What you will do >>
Restate the complete material exactly.

Recorded information >>
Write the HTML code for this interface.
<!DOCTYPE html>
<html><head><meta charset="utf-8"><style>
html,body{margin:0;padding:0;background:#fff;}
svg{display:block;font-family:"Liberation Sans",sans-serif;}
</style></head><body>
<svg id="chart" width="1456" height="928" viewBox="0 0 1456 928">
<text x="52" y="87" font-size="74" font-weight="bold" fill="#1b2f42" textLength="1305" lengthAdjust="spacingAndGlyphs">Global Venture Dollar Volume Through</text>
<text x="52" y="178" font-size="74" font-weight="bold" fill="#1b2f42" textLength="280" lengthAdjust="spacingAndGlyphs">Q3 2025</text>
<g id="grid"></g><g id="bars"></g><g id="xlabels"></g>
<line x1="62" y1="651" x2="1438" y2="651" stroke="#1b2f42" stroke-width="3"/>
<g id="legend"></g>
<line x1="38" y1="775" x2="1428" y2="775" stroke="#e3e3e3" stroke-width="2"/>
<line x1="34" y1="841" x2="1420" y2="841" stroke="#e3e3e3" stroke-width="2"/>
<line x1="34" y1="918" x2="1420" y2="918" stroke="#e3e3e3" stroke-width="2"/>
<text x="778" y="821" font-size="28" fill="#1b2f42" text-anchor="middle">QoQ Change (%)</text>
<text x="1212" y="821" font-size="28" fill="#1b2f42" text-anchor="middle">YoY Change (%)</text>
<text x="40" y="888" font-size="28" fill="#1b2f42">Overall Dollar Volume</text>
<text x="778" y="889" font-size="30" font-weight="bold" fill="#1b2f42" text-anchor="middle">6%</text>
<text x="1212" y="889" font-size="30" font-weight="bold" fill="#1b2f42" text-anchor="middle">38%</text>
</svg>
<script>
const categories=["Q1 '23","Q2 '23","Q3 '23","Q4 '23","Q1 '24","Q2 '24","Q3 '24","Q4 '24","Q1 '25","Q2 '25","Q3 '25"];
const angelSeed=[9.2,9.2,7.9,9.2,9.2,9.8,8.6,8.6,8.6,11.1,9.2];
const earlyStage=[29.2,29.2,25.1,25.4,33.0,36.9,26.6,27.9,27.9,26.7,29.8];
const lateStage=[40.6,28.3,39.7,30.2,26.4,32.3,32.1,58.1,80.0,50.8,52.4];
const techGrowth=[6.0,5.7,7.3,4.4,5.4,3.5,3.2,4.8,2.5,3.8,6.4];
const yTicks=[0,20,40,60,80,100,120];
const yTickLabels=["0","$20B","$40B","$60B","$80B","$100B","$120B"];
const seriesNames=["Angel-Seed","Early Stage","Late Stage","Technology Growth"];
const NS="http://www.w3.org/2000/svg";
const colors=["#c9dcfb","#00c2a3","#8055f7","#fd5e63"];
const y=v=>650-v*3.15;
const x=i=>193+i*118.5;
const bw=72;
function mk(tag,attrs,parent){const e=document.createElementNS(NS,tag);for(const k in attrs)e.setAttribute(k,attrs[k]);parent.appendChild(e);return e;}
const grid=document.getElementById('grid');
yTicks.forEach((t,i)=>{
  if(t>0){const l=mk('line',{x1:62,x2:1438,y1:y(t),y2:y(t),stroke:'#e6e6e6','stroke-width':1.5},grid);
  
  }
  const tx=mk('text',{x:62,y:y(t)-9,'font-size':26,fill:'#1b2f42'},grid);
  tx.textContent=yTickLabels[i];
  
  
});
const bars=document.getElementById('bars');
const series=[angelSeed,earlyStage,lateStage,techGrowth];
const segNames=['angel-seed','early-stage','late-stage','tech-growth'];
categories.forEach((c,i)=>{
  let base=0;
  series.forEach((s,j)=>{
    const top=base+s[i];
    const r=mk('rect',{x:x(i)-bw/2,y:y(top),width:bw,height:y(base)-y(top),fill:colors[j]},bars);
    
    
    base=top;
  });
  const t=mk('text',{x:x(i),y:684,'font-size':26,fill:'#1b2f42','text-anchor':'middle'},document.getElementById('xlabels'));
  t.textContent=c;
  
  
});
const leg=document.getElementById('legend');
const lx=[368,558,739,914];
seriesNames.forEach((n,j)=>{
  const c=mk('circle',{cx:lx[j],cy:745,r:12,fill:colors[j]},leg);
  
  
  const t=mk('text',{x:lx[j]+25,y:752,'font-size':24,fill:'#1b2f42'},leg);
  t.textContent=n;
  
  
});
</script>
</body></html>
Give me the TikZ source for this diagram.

The completed task >>
Write the HTML code for this interface.
<!DOCTYPE html>
<html><head><meta charset="utf-8"><style>
html,body{margin:0;padding:0;background:#fff;}
svg{display:block;font-family:"Liberation Sans",sans-serif;}
</style></head><body>
<svg id="chart" width="1456" height="928" viewBox="0 0 1456 928">
<text x="52" y="87" font-size="74" font-weight="bold" fill="#1b2f42" textLength="1305" lengthAdjust="spacingAndGlyphs">Global Venture Dollar Volume Through</text>
<text x="52" y="178" font-size="74" font-weight="bold" fill="#1b2f42" textLength="280" lengthAdjust="spacingAndGlyphs">Q3 2025</text>
<g id="grid"></g><g id="bars"></g><g id="xlabels"></g>
<line x1="62" y1="651" x2="1438" y2="651" stroke="#1b2f42" stroke-width="3"/>
<g id="legend"></g>
<line x1="38" y1="775" x2="1428" y2="775" stroke="#e3e3e3" stroke-width="2"/>
<line x1="34" y1="841" x2="1420" y2="841" stroke="#e3e3e3" stroke-width="2"/>
<line x1="34" y1="918" x2="1420" y2="918" stroke="#e3e3e3" stroke-width="2"/>
<text x="778" y="821" font-size="28" fill="#1b2f42" text-anchor="middle">QoQ Change (%)</text>
<text x="1212" y="821" font-size="28" fill="#1b2f42" text-anchor="middle">YoY Change (%)</text>
<text x="40" y="888" font-size="28" fill="#1b2f42">Overall Dollar Volume</text>
<text x="778" y="889" font-size="30" font-weight="bold" fill="#1b2f42" text-anchor="middle">6%</text>
<text x="1212" y="889" font-size="30" font-weight="bold" fill="#1b2f42" text-anchor="middle">38%</text>
</svg>
<script>
const categories=["Q1 '23","Q2 '23","Q3 '23","Q4 '23","Q1 '24","Q2 '24","Q3 '24","Q4 '24","Q1 '25","Q2 '25","Q3 '25"];
const angelSeed=[9.2,9.2,7.9,9.2,9.2,9.8,8.6,8.6,8.6,11.1,9.2];
const earlyStage=[29.2,29.2,25.1,25.4,33.0,36.9,26.6,27.9,27.9,26.7,29.8];
const lateStage=[40.6,28.3,39.7,30.2,26.4,32.3,32.1,58.1,80.0,50.8,52.4];
const techGrowth=[6.0,5.7,7.3,4.4,5.4,3.5,3.2,4.8,2.5,3.8,6.4];
const yTicks=[0,20,40,60,80,100,120];
const yTickLabels=["0","$20B","$40B","$60B","$80B","$100B","$120B"];
const seriesNames=["Angel-Seed","Early Stage","Late Stage","Technology Growth"];
const NS="http://www.w3.org/2000/svg";
const colors=["#c9dcfb","#00c2a3","#8055f7","#fd5e63"];
const y=v=>650-v*3.15;
const x=i=>193+i*118.5;
const bw=72;
function mk(tag,attrs,parent){const e=document.createElementNS(NS,tag);for(const k in attrs)e.setAttribute(k,attrs[k]);parent.appendChild(e);return e;}
const grid=document.getElementById('grid');
yTicks.forEach((t,i)=>{
  if(t>0){const l=mk('line',{x1:62,x2:1438,y1:y(t),y2:y(t),stroke:'#e6e6e6','stroke-width':1.5},grid);
  
  }
  const tx=mk('text',{x:62,y:y(t)-9,'font-size':26,fill:'#1b2f42'},grid);
  tx.textContent=yTickLabels[i];
  
  
});
const bars=document.getElementById('bars');
const series=[angelSeed,earlyStage,lateStage,techGrowth];
const segNames=['angel-seed','early-stage','late-stage','tech-growth'];
categories.forEach((c,i)=>{
  let base=0;
  series.forEach((s,j)=>{
    const top=base+s[i];
    const r=mk('rect',{x:x(i)-bw/2,y:y(top),width:bw,height:y(base)-y(top),fill:colors[j]},bars);
    
    
    base=top;
  });
  const t=mk('text',{x:x(i),y:684,'font-size':26,fill:'#1b2f42','text-anchor':'middle'},document.getElementById('xlabels'));
  t.textContent=c;
  
  
});
const leg=document.getElementById('legend');
const lx=[368,558,739,914];
seriesNames.forEach((n,j)=>{
  const c=mk('circle',{cx:lx[j],cy:745,r:12,fill:colors[j]},leg);
  
  
  const t=mk('text',{x:lx[j]+25,y:752,'font-size':24,fill:'#1b2f42'},leg);
  t.textContent=n;
  
  
});
</script>
</body></html>
Give me the TikZ source for this diagram.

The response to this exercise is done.